What Cuba-U.S. Relations Means For U.S. Industry
What Cuba-U.S. Relations Means For U.S. Industry
By Alison L. Deutsch | January 30, 2015 AAA |
President Barack Obama announced the restoration of diplomatic relations
with Cuba in December after 54 years of isolation. Ties with the
island-nation were severed in January of 1961, one year after the first
trade embargo was imposed by President Dwight D. Eisenhower.
The historic announcement with Cuban President Raúl Castro was
established amid a prisoner exchange brokering the release of dissidents
detained on espionage charges. Obama has agreed to release three Cuban
agents held in the U.S. for the last 15 years in exchange for Rolando
Sarraff Trujillo, a Cuban national who operated as an intelligence agent
for U.S. Cuba also agreed to release 53 political prisoners.
The discussions prompted the immediate release of Alan P. Gross, an
American government aid contractor held for five years in Havana. Gross
was sentenced to 15 years by the Cuban government on espionage charges
but was released on humanitarian grounds.
As part of the diplomatic normalization process, the U.S. will reinstate
its embassy in Havana. High-level exchanges between the two governments
have already begun. The U.S. will address matters of Cuban domestic
policy such as improvements in human rights conditions and advancing
democratic reforms. (For more, see: How To Invest In Cuba.)
Cuba is motivated to thaw relations with the U.S. as instability in
Venezuela mounts and a looming credit default threatens the Venezuelan
economy. Venezuela serves as one of Cuba’s main economic supports
through its subsidized oil supplies. To preserve its economic integrity,
Cuba is setting its sights on outside economies.
The decades-long American policy of isolationism has failed both
economically and politically. Normalization of relations – and an
eventual lifting of the embargo – will allow the U.S. to enter a nearby,
untapped market of 11 million people, and U.S. travel, agriculture, and
financial services sectors are looking to gain. (For more, see: The
Economic Impact of Better US-Cuba Relations.)
Travel restrictions have kept American tourists out of Cuba for decades.
The new White House policy will relax travel constraints, granting
access to a wide range of travelers in the process. The reopening of
America’s embassy in Havana will also facilitate travel for Americans
seeking to travel to Cuba.
Included among the authorized types of travel are visits to family,
business trips, and visits for educational or religious purposes.
However, despite a dozen authroized travel types, tourism is still banned.
The U.S. travel industry sees a breadth of business possibilities for
the sector as a number of American tourists inevitably take advantage of
this new travel destination.
Carnival (CCL), the U.S. cruise liner, has already showed interest in
bringing tourists to Cuba’s nearby ports. Among a handful of other
airlines, United Airlines (UAL) has announced plans to serve direct
flights to Cuba once kinks in government regulations are sorted out.
Additional opportunities could exist for American hotels as Cuba
currently houses a dearth of tourist accommodations.

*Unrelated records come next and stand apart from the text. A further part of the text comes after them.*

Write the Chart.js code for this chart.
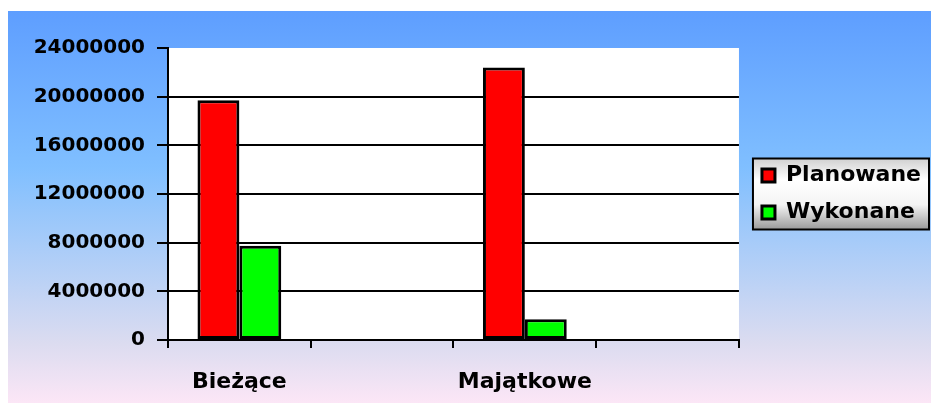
<!DOCTYPE html>
<html>
<head>
<meta charset="utf-8">
<script src="https://cdn.jsdelivr.net/npm/chart.js@4/dist/chart.umd.min.js"></script>
<style>
  html, body { margin: 0; padding: 0; background: #fff; }
  #wrap { width: 931px; height: 403px; }
</style>
</head>
<body>
<div id="wrap"><canvas id="myChart" width="931" height="403"></canvas></div>
<script>
// data
const categories = ["Bieżące", "", "Majątkowe", ""]
const planowane = [19700000, null, 22400000, null]
const wykonane = [7750000, null, 1700000, null]
const yTicks = [0, 4000000, 8000000, 12000000, 16000000, 20000000, 24000000]

const FONT = "'DejaVu Sans', sans-serif"

// gradient page background, white plot area and the legend frame
const backdrop = {
  id: "backdrop",
  beforeDraw(chart) {
    const { ctx, width, height, chartArea } = chart
    ctx.save()
    const g = ctx.createLinearGradient(0, 11, 0, height)
    g.addColorStop(0, "#5e9eff")
    g.addColorStop(0.4, "#80bfff")
    g.addColorStop(0.85, "#dcdcf0")
    g.addColorStop(1, "#fce6f6")
    ctx.fillStyle = g
    ctx.fillRect(8, 11, width - 8, height - 11)

    ctx.fillStyle = "#fff"
    ctx.fillRect(chartArea.left, chartArea.top, chartArea.right - chartArea.left, chartArea.bottom - chartArea.top)

    const hb = chart.legend && chart.legend.legendHitBoxes
    if (hb && hb.length) {
      const x0 = chart.legend.left + 6
      const y0 = hb[0].top - 6
      const x1 = width - 2
      const y1 = hb[hb.length - 1].top + hb[hb.length - 1].height + 6
      const lg = ctx.createLinearGradient(0, y0, 0, y1)
      lg.addColorStop(0, "#d0d0d0")
      lg.addColorStop(0.3, "#ffffff")
      lg.addColorStop(0.65, "#f4f4f4")
      lg.addColorStop(1, "#9a9a9a")
      ctx.fillStyle = lg
      ctx.fillRect(x0, y0, x1 - x0, y1 - y0)
      ctx.lineWidth = 2
      ctx.strokeStyle = "#000"
      ctx.strokeRect(x0, y0, x1 - x0, y1 - y0)
    }
    ctx.restore()
  },
}

const ctx = document.getElementById("myChart").getContext("2d")
const myChart = new Chart(ctx, {
  type: "bar",
  data: {
    labels: categories,
    datasets: [
      {
        label: "Planowane",
        data: planowane,
        backgroundColor: "#ff0000",
        borderColor: "#000",
        borderWidth: 3,
        borderSkipped: false,
      },
      {
        label: "Wykonane",
        data: wykonane,
        backgroundColor: "#00ff00",
        borderColor: "#000",
        borderWidth: 3,
        borderSkipped: false,
      },
    ],
  },
  options: {
    responsive: false,
    animation: false,
    devicePixelRatio: 1,
    layout: { padding: { left: 8, top: 48, right: 0, bottom: 0 } },
    datasets: {
      bar: { categoryPercentage: 0.587, barPercentage: 1.0 },
    },
    plugins: {
      tooltip: { enabled: false },
      legend: {
        position: "right",
        fullSize: false,
        maxWidth: 400,
        labels: {
          color: "#000",
          font: { family: FONT, size: 22, weight: "bold" },
          boxWidth: 13,
          boxHeight: 13,
          padding: 15,
        },
      },
    },
    scales: {
      x: {
        grid: {
          display: true,
          drawOnChartArea: false,
          drawTicks: true,
          tickLength: 8,
          color: "#000",
          lineWidth: 2,
        },
        border: { color: "#000", width: 2 },
        ticks: {
          color: "#000",
          font: { family: FONT, size: 22, weight: "bold" },
          padding: 21,
          maxRotation: 0,
        },
        afterFit(s) { s.height = 63 },
      },
      y: {
        min: 0,
        max: 24000000,
        afterBuildTicks(s) { s.ticks = yTicks.map(v => ({ value: v })) },
        grid: {
          color: c => (c.tick && c.tick.value === 24000000 ? "rgba(0,0,0,0)" : "#000"),
          tickColor: "#000",
          lineWidth: 2,
          tickLength: 11,
        },
        border: { color: "#000", width: 2 },
        ticks: {
          color: "#000",
          font: { family: FONT, size: 20, weight: "bold" },
          padding: 12,
          callback: v => String(v),
        },
        afterFit(s) { s.width = 160 },
      },
      y2: {
        position: "right",
        display: true,
        grid: { display: false, drawTicks: false },
        border: { display: false },
        ticks: { display: false },
        afterFit(s) { s.width = 8 },
      },
    },
  },
  plugins: [backdrop],
})
</script>
</body>
</html>
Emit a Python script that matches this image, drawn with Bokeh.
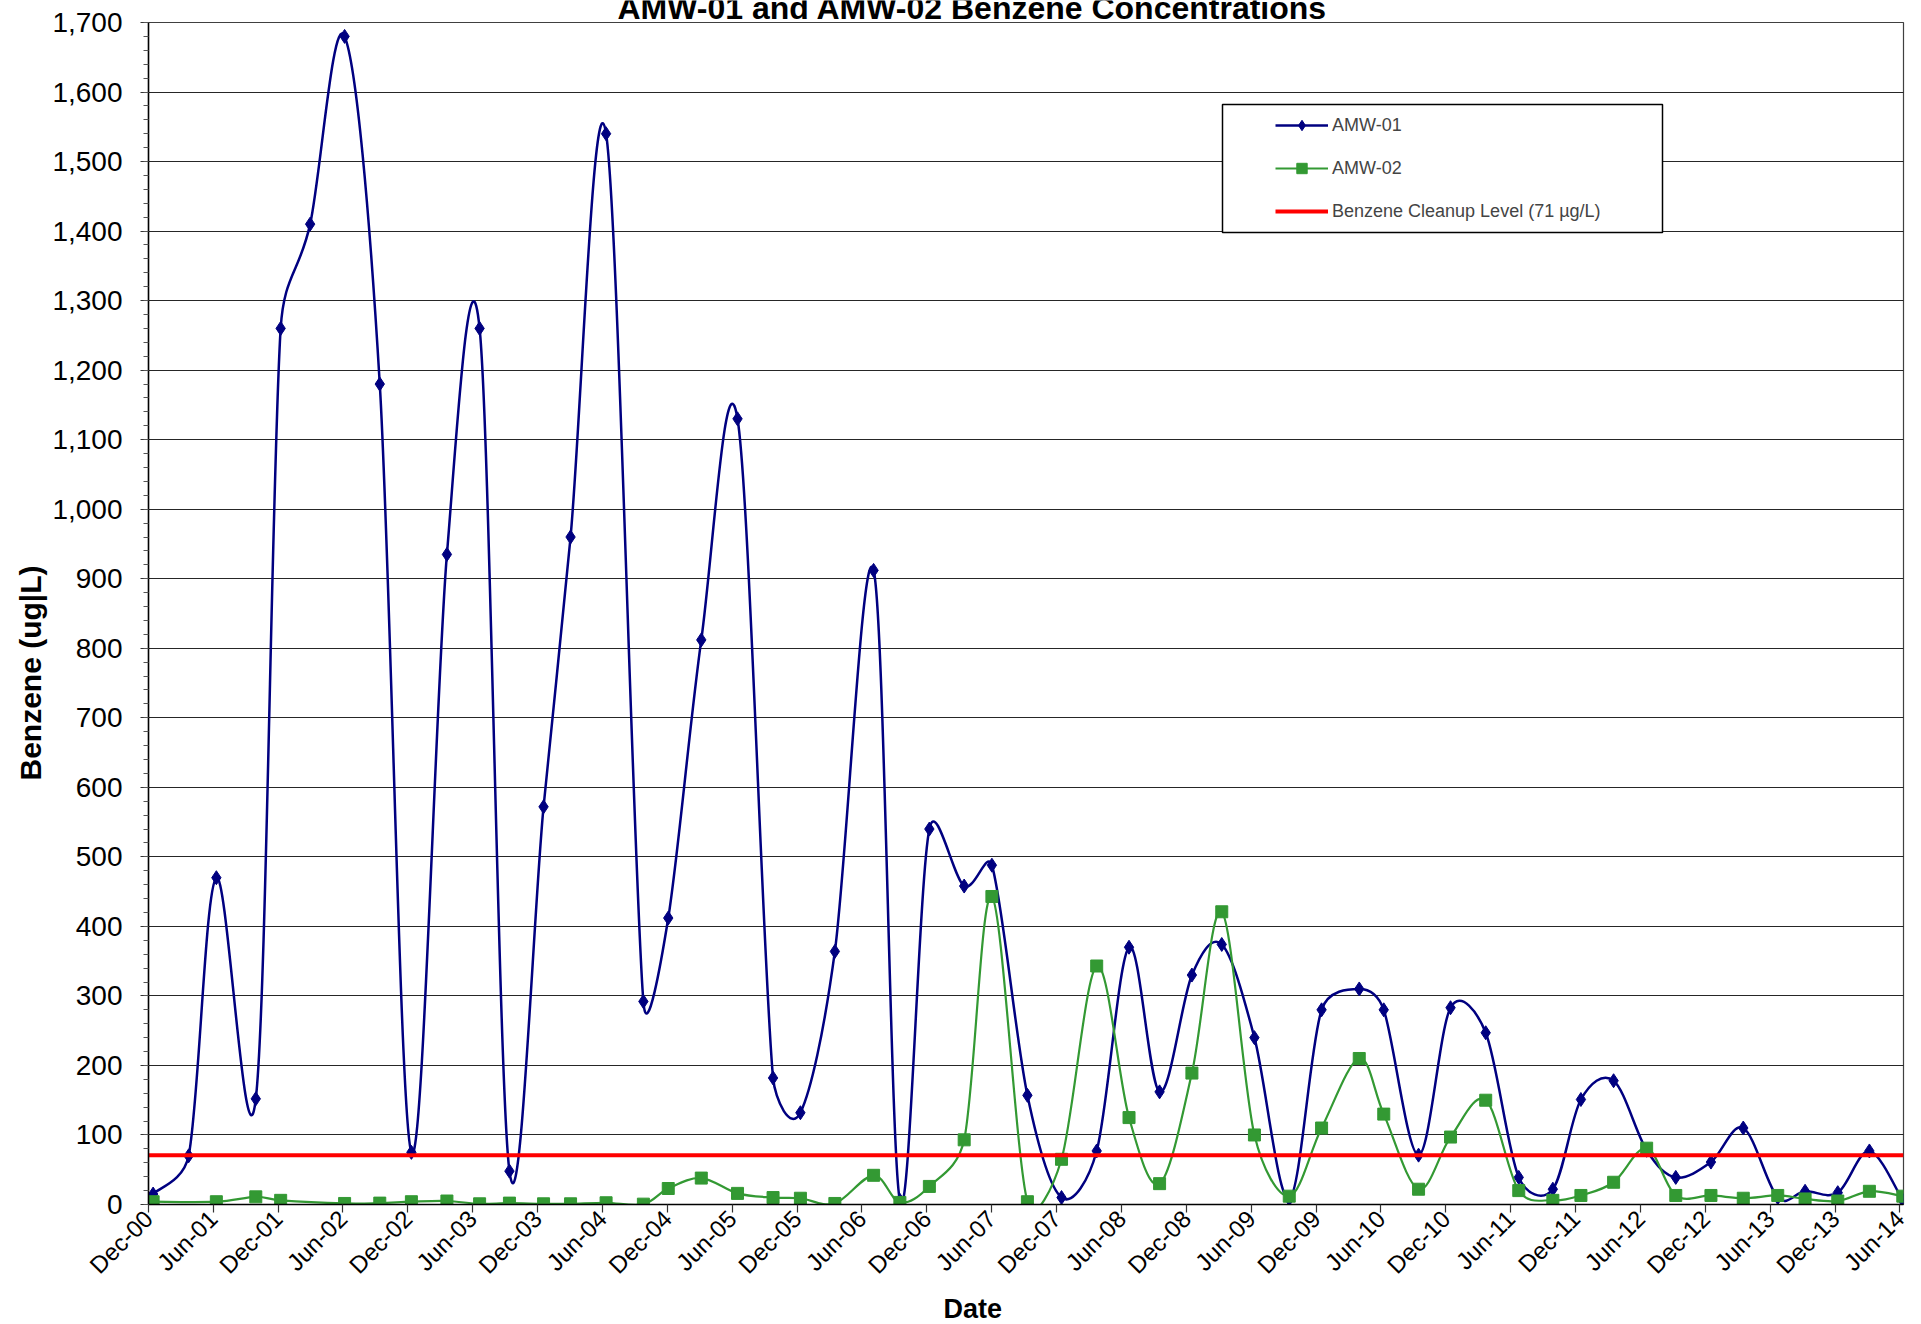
import math
from datetime import datetime

from bokeh.plotting import figure
from bokeh.layouts import column
from bokeh.models import (ColumnDataSource, FixedTicker, DatetimeTickFormatter,
                          NumeralTickFormatter, SingleIntervalTicker, Legend,
                          LegendItem, Label, BoxAnnotation, Range1d, Title)
from bokeh.embed import file_html
from bokeh.resources import INLINE

# ---------------- data ----------------
amw01_dates = [
    "2000-12-14", "2001-03-24", "2001-06-10", "2001-09-29", "2001-12-08",
    "2002-03-01", "2002-06-06", "2002-09-13", "2002-12-11", "2003-03-21",
    "2003-06-21", "2003-09-13", "2003-12-18", "2004-03-03", "2004-06-11",
    "2004-09-24", "2004-12-03", "2005-03-06", "2005-06-16", "2005-09-24",
    "2005-12-10", "2006-03-17", "2006-07-04", "2006-09-16", "2006-12-08",
    "2007-03-16", "2007-06-02", "2007-09-10", "2007-12-15", "2008-03-23",
    "2008-06-22", "2008-09-16", "2008-12-16", "2009-03-10", "2009-06-10",
    "2009-09-16", "2009-12-16", "2010-04-01", "2010-06-09", "2010-09-15",
    "2010-12-14", "2011-03-23", "2011-06-24", "2011-09-28", "2011-12-16",
    "2012-03-17", "2012-06-18", "2012-09-08", "2012-12-16", "2013-03-17",
    "2013-06-22", "2013-09-07", "2013-12-08", "2014-03-07", "2014-06-09",
]
amw01_values = [
    15, 70, 470, 152, 1260,
    1410, 1680, 1180, 75, 935,
    1260, 48, 572, 960, 1540,
    292, 412, 812, 1130, 182,
    132, 364, 912, 6, 540,
    458, 488, 157, 10, 77,
    370, 162, 330, 374, 240,
    8, 280, 310, 280, 71,
    283, 247, 39, 22, 151,
    178, 78, 39, 61, 110,
    10, 19, 17, 77, 6,
]

amw02_dates = [
    "2000-12-14", "2001-06-10", "2001-09-29", "2001-12-08", "2002-06-06",
    "2002-09-13", "2002-12-11", "2003-03-21", "2003-06-21", "2003-09-13",
    "2003-12-18", "2004-03-03", "2004-06-11", "2004-09-24", "2004-12-03",
    "2005-03-06", "2005-06-16", "2005-09-24", "2005-12-10", "2006-03-17",
    "2006-07-04", "2006-09-16", "2006-12-08", "2007-03-16", "2007-06-02",
    "2007-09-10", "2007-12-15", "2008-03-23", "2008-06-22", "2008-09-16",
    "2008-12-16", "2009-03-10", "2009-06-10", "2009-09-16", "2009-12-16",
    "2010-04-01", "2010-06-09", "2010-09-15", "2010-12-14", "2011-03-23",
    "2011-06-24", "2011-09-28", "2011-12-16", "2012-03-17", "2012-06-18",
    "2012-09-08", "2012-12-16", "2013-03-17", "2013-06-22", "2013-09-07",
    "2013-12-08", "2014-03-07", "2014-06-09",
]
amw02_values = [
    4, 4, 11, 6, 1.5,
    2, 4, 5, 1, 2,
    1, 1, 2.5, 0.5, 23,
    38, 16, 10, 9, 1.5,
    42, 3, 26, 93, 443,
    4, 65, 343, 125, 30,
    189, 421, 100, 12, 110,
    210, 130, 22, 97, 150,
    20, 6, 13, 32, 81,
    13, 13, 9, 13, 8,
    5, 19, 12,
]

cleanup_level = 71
cleanup_label = "Benzene Cleanup Level (71 \u00b5g/L)"

tick_dates = [
    "2000-12-01", "2001-06-01", "2001-12-01", "2002-06-01", "2002-12-01",
    "2003-06-01", "2003-12-01", "2004-06-01", "2004-12-01", "2005-06-01",
    "2005-12-01", "2006-06-01", "2006-12-01", "2007-06-01", "2007-12-01",
    "2008-06-01", "2008-12-01", "2009-06-01", "2009-12-01", "2010-06-01",
    "2010-12-01", "2011-06-01", "2011-12-01", "2012-06-01", "2012-12-01",
    "2013-06-01", "2013-12-01", "2014-06-01",
]
x_start_date = "2000-12-01"
x_end_date = "2014-06-11"
y_min, y_max = 0, 1700

title_text = "AMW-01 and AMW-02 Benzene Concentrations"
x_title = "Date"
y_title = "Benzene (ug|L)"

NAVY = "#000080"
GREEN = "#339933"
RED = "#FF0000"
FONT = "Liberation Sans"

PAGE_W = 1915
TOP_H = 22
FRAME_W, FRAME_H = 1755, 1182


def to_ms(s):
    d = datetime.strptime(s, "%Y-%m-%d")
    return (d - datetime(1970, 1, 1)).total_seconds() * 1000.0


x1 = [to_ms(s) for s in amw01_dates]
x2 = [to_ms(s) for s in amw02_dates]
xs_ms, xe_ms = to_ms(x_start_date), to_ms(x_end_date)

PX_X = FRAME_W / (xe_ms - xs_ms)     # pixels per ms
PX_Y = FRAME_H / (y_max - y_min)      # pixels per unit


def smooth_source(xs, ys):
    """Excel-like smoothed line: cubic Bezier segments with Catmull-Rom tangents,
    each control leg limited to half of its segment length (in screen space)."""
    P = [(x * PX_X, y * PX_Y) for x, y in zip(xs, ys)]
    n = len(P)
    d = dict(x0=[], y0=[], x1=[], y1=[], cx0=[], cy0=[], cx1=[], cy1=[])

    def leg(a, b, seg):
        vx, vy = (b[0] - a[0]) / 6.0, (b[1] - a[1]) / 6.0
        ln = math.hypot(vx, vy)
        lim = seg / 2.0
        if ln > lim and ln > 0:
            vx, vy = vx * lim / ln, vy * lim / ln
        return vx, vy

    for i in range(n - 1):
        p0 = P[i - 1] if i > 0 else P[i]
        p1 = P[i]
        p2 = P[i + 1]
        p3 = P[i + 2] if i + 2 < n else P[i + 1]
        seg = math.hypot(p2[0] - p1[0], p2[1] - p1[1])
        v1 = leg(p0, p2, seg)
        v2 = leg(p1, p3, seg)
        d["x0"].append(xs[i]); d["y0"].append(ys[i])
        d["x1"].append(xs[i + 1]); d["y1"].append(ys[i + 1])
        d["cx0"].append((p1[0] + v1[0]) / PX_X); d["cy0"].append((p1[1] + v1[1]) / PX_Y)
        d["cx1"].append((p2[0] - v2[0]) / PX_X); d["cy1"].append((p2[1] - v2[1]) / PX_Y)
    return ColumnDataSource(d)


# ---------------- title strip (text cut at the top like the reference) ----------------
t = figure(width=PAGE_W, height=TOP_H, x_range=Range1d(0, PAGE_W), y_range=Range1d(0, TOP_H),
           x_axis_location=None, y_axis_location=None,
           output_backend="svg", toolbar_location=None,
           min_border_left=0, min_border_right=0, min_border_top=0, min_border_bottom=0)
t.xgrid.visible = False
t.ygrid.visible = False
t.outline_line_color = None
t.background_fill_color = "white"
t.border_fill_color = "white"
# bottom of the text box (baseline + descent) placed so the baseline sits ~3.5px above the frame
t.add_layout(Label(x=899, y=-3.2, x_units="data", y_units="data",
                   text=title_text, text_font=FONT, text_font_size="32px",
                   text_font_style="bold", text_align="center",
                   text_baseline="bottom", text_color="black"))

# ---------------- main figure (pulled up over the title strip) ----------------
p = figure(frame_width=FRAME_W, frame_height=FRAME_H, x_axis_type="datetime",
           output_backend="svg", toolbar_location=None,
           x_range=Range1d(xs_ms, xe_ms), y_range=Range1d(y_min, y_max),
           min_border_left=148, min_border_right=12,
           min_border_top=TOP_H, min_border_bottom=100)
p.margin = (-TOP_H, 0, 0, 0)
p.background_fill_color = "white"
p.border_fill_color = "white"
p.border_fill_alpha = 0.0
p.outline_line_color = "#404040"
p.outline_line_width = 1.2

# x axis
p.xaxis.ticker = FixedTicker(ticks=[to_ms(s) for s in tick_dates])
p.xaxis.formatter = DatetimeTickFormatter(days="%b-%y", months="%b-%y", years="%b-%y",
                                          hours="%b-%y", hourmin="%b-%y")
p.xaxis.major_label_orientation = math.pi / 4
p.xaxis.major_label_text_font = FONT
p.xaxis.major_label_text_font_size = "24px"
p.xaxis.major_label_text_color = "black"
p.xaxis.major_label_standoff = 2
p.xaxis.major_tick_out = 8
p.xaxis.major_tick_in = 0
p.xaxis.minor_tick_out = 0
p.xaxis.minor_tick_in = 0
p.xaxis.axis_line_color = "black"
p.xaxis.axis_line_width = 1.5
p.xaxis.major_tick_line_color = "#333333"
p.xaxis.major_tick_line_width = 1.2

# y axis
p.yaxis.ticker = SingleIntervalTicker(interval=100, num_minor_ticks=5)
p.yaxis.formatter = NumeralTickFormatter(format="0,0")
p.yaxis.major_label_text_font = FONT
p.yaxis.major_label_text_font_size = "28px"
p.yaxis.major_label_text_color = "black"
p.yaxis.major_label_standoff = 18
p.yaxis.major_tick_out = 8
p.yaxis.major_tick_in = 0
p.yaxis.minor_tick_out = 5
p.yaxis.minor_tick_in = 0
p.yaxis.axis_line_color = "black"
p.yaxis.axis_line_width = 1.5
p.yaxis.major_tick_line_color = "#333333"
p.yaxis.minor_tick_line_color = "#555555"

p.xgrid.visible = False
p.ygrid.grid_line_color = "black"
p.ygrid.grid_line_alpha = 0.85
p.ygrid.grid_line_width = 1.1

# ---------------- series ----------------
b1 = p.bezier(x0="x0", y0="y0", x1="x1", y1="y1", cx0="cx0", cy0="cy0",
              cx1="cx1", cy1="cy1", source=smooth_source(x1, amw01_values),
              line_color=NAVY, line_width=2.5)
s1 = p.scatter(x=x1, y=amw01_values, marker="diamond", size=14,
               fill_color=NAVY, line_color=NAVY)

b2 = p.bezier(x0="x0", y0="y0", x1="x1", y1="y1", cx0="cx0", cy0="cy0",
              cx1="cx1", cy1="cy1", source=smooth_source(x2, amw02_values),
              line_color=GREEN, line_width=2.2)
s2 = p.scatter(x=x2, y=amw02_values, marker="square", size=12,
               fill_color=GREEN, line_color=GREEN)

rl = p.line(x=[xs_ms, xe_ms], y=[cleanup_level, cleanup_level],
            line_color=RED, line_width=4)

# ---------------- legend ----------------
box = BoxAnnotation(left=1074, right=1514, bottom=972, top=1100,
                    left_units="screen", right_units="screen",
                    top_units="screen", bottom_units="screen",
                    fill_color="white", fill_alpha=1.0,
                    line_color="black", line_width=1.5, line_alpha=1.0)
p.add_layout(box)

legend = Legend(items=[
    LegendItem(label="AMW-01", renderers=[b1, s1]),
    LegendItem(label="AMW-02", renderers=[b2, s2]),
    LegendItem(label=cleanup_label, renderers=[rl]),
], location=(1127, 980), padding=0, spacing=17, margin=0,
    glyph_width=53, glyph_height=26, label_height=26, label_standoff=4,
    label_text_font=FONT, label_text_font_size="18px",
    border_line_color=None, background_fill_alpha=0.0)
p.add_layout(legend)

# ---------------- axis titles ----------------
p.add_layout(Title(text=x_title, align="left", offset=795, standoff=0,
                   text_font=FONT, text_font_size="27px", text_font_style="bold",
                   text_color="black"), "below")
p.add_layout(Title(text=y_title, align="left", offset=424, standoff=6,
                   text_font=FONT, text_font_size="30px", text_font_style="bold",
                   text_color="black"), "left")

layout = column(t, p, spacing=0)
open("out.html", "w").write(file_html(layout, INLINE))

The policy shift could prove lucrative for American food companies who
will no longer face burdensome restrictions on exports. Though exempted
from the trade embargo, agriculture companies have encountered
regulatory barriers and have been required to finance through third parties.
Cuba is the largest importer of wheat in the Caribbean and has not
imported the grain from the U.S. since 2011. The freer trade guidelines
could potentially raise the U.S. share of wheat imports from zero to
90%, creating a $150 million business in the process. There is also
greater room in the marketplace for soy products and corn, the latter of
which hasn’t been traded since 2008.
The uptick in American goods will also benefit Cuba by boosting Cuban
food security. The country currently imports about 80% of its food
American banks will finally be able to conduct business in Cuba for the
first time since the trade embargo barred U.S. banks from doing business
there. American financial institutions will now also be able to open
correspondent accounts at Cuban financial institutions to process direct
transactions, eliminating the need to search for a banking intermediary
in Cuba to sell products or process trade.
Individuals will also feel the effects of relaxed financial
restrictions. Remittance levels to Cuban nationals will be raised,
allowing Americans to send more money to Cuba. Remittances pertaining to
humanitarian projects and the promotion of private businesses will be
authorized without limitation.
Americans traveling in Cuba will no longer be limited to cash
transactions and will be able to use their credit and debit cards on the
island. American Express (AXP) is the latest American credit card issuer
to announce its plans to conduct business in Cuba. MasterCard (MA) also
recently announced it would stop blocking Cuban transactions.
THE BOTTOM LINE
Congressional approval is needed to lift the current economic embargo.
Without full legislative access to Cuba, any significant American
economic gain would not materialize. However, the swift progress of
Cuban-American diplomatic relations suggests an eventual—and perhaps,
forthcoming—embargo lift which in turn, would bring considerable success
to the travel, agriculture, and financial services sectors.